Faithfulness, self-sacrifice, unconditional acceptance, and forgiveness – all these we see in Jesus’ vision of the love that draws us into unity with each other and with the Father.
It is perhaps this emphasis above all that gives John’s Gospel its mystical flavour. He shows us Jesus as a priestly, transcendent, cosmic figure – pre-existent and eternal, a being of light. But the heart of mysticism is not so much its transcendence as that it experiences the attraction of the soul towards God as a matter of the heart, not the intellect. The union with Mystery is at a level beyond words, reaching heights whose air only love can breathe.
In spite of this, the love John advocates is rooted in practical expression: “Simon, Son of John, do you love me? Feed my sheep” (John 21:15–18). As the epistle 1 John puts it (1 John 4:12): “No one has ever seen God; but if we love one another, God lives in us and his love is made complete in us.”
Questions
What does it mean to say we love God? Is it a feeling, a way of life, or both? How is our love of God experienced, and how is it expressed?
Jesus said, “This is my command: love each other.” How is it possible to
command a person to love?
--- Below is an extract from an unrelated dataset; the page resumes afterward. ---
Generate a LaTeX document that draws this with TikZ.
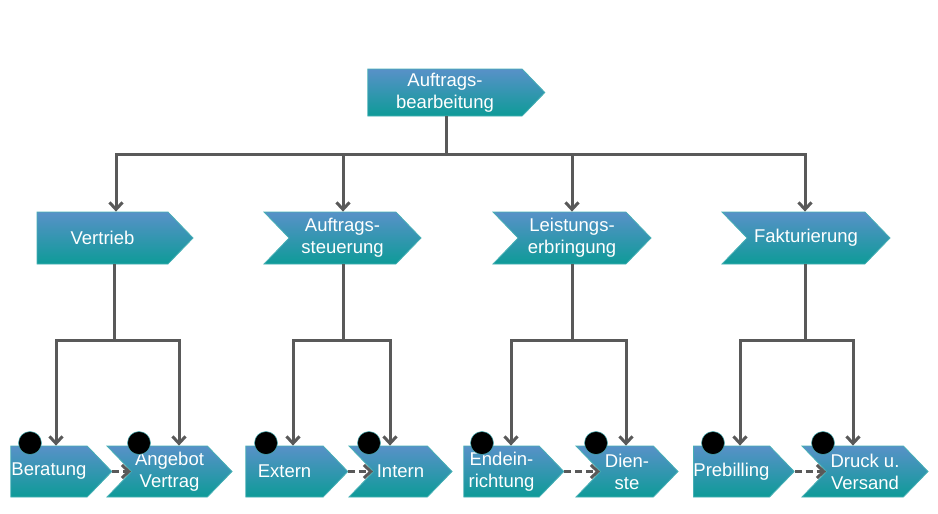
\documentclass[tikz,border=0pt]{standalone}
\usepackage{fontspec}
\setmainfont{Liberation Sans}
\usetikzlibrary{arrows.meta,shapes.symbols,calc}
\definecolor{boxtop}{RGB}{88,145,200}
\definecolor{boxbot}{RGB}{14,155,152}
\definecolor{boxedge}{RGB}{70,175,180}
\definecolor{linegray}{RGB}{89,89,89}
\tikzset{
    proc/.style={signal, signal to=east, signal pointer angle=92, draw=boxedge, line width=0.8pt,
        top color=boxtop, bottom color=boxbot, text=white, align=center, inner sep=0pt,
        font=\fontsize{18.5}{22}\selectfont},
    procin/.style={proc, signal from=west},
    link/.style={draw=linegray, line width=3pt},
    flow/.style={link, -{Straight Barb[length=7pt, width=13pt]}},
    seq/.style={flow, dash pattern=on 7pt off 4pt},
    event/.style={circle, fill=black, draw=boxedge, line width=0.5pt, minimum size=23pt, inner sep=0pt}
}

\begin{document}
\begin{tikzpicture}[x=1pt, y=-1pt]
            \useasboundingbox (0,0) rectangle (938,514);
            % Top level
            \node[proc, minimum width=177pt, minimum height=47pt] (auftrag) at (445,92.5) {Auftrags-\\bearbeitung};

            % Second level
            \node[proc, minimum width=156pt, minimum height=52pt] (vertrieb) at (102.5,238) {Vertrieb};
            \node[procin, minimum width=157pt, minimum height=52pt] (steuerung) at (342.5,238) {Auftrags-\\steuerung};
            \node[procin, minimum width=158pt, minimum height=52pt] (erbringung) at (572,238) {Leistungs-\\erbringung};
            \node[procin, minimum width=168pt, minimum height=52pt] (fakturierung) at (806,238) {Fakturierung};

            % Third level
            \node[proc, minimum width=101pt, minimum height=51pt] (beratung) at (49,471.5) {Beratung};
            \node[procin, minimum width=125pt, minimum height=51pt] (angebot) at (169.5,471.5) {Angebot\\Vertrag};
            \node[proc, minimum width=102pt, minimum height=51pt] (extern) at (284.5,471.5) {Extern};
            \node[procin, minimum width=103pt, minimum height=51pt] (intern) at (400.5,471.5) {Intern};
            \node[proc, minimum width=100pt, minimum height=51pt] (endein) at (501.5,471.5) {Endein-\\richtung};
            \node[procin, minimum width=102pt, minimum height=51pt] (dienste) at (627,471.5) {Dien-\\ste};
            \node[proc, minimum width=100pt, minimum height=51pt] (prebilling) at (731.5,471.5) {Prebilling};
            \node[procin, minimum width=126pt, minimum height=51pt] (druck) at (865,471.5) {Druck u.\\Versand};

            % Top to second level
            \coordinate (bus) at (446,154);
            \draw[link] (auftrag.south -| bus) -- (bus);
            \foreach \n/\dx in {vertrieb/13.5, steuerung/0.5, erbringung/0, fakturierung/-1}
                \draw[flow] (bus) -| ([xshift=\dx pt]\n.north);

            % Second to third level
            \foreach \p/\dx/\l/\r/\lx/\rx in {vertrieb/11.5/beratung/angebot/56/179, steuerung/0.5/extern/intern/293/390,
                    erbringung/0/endein/dienste/511/626, fakturierung/-1/prebilling/druck/740/853} {
                \draw[link] ([xshift=\dx pt]\p.south) -- ([xshift=\dx pt]\p.south |- 0,340) coordinate (\p-bar);
                \draw[flow] (\p-bar) -| (\lx,0 |- \l.north);
                \draw[flow] (\p-bar) -| (\rx,0 |- \r.north);
                \draw[seq] (\l.east) -- (\r.west);
            }

            % Events
            \foreach \n/\x in {beratung/30, angebot/139, extern/266, intern/369,
                    endein/482, dienste/596, prebilling/713, druck/823}
                \node[event] (\n-ev) at (\x,443) {};
        \end{tikzpicture}
\end{document}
Doesn’t love have to grow naturally? How might we fulfil this command?
Jesus charged us, “Now remain in my love.” Do you feel loved by God – by Jesus? It may be easier to put into practice his command to love than to be loved! What do you think?
Prayer
O God your love brought us into being, gave everything to save us and set us free, and holds out to us the promise of abundant life, the joy of our salvation. Give us the grace to embrace with the eagerness and trust of children your love, which watches and waits for us; and give us grace to so dwell in your love that every day, without even thinking, we pass it on. For we ask it in Jesus’ holy name; Amen.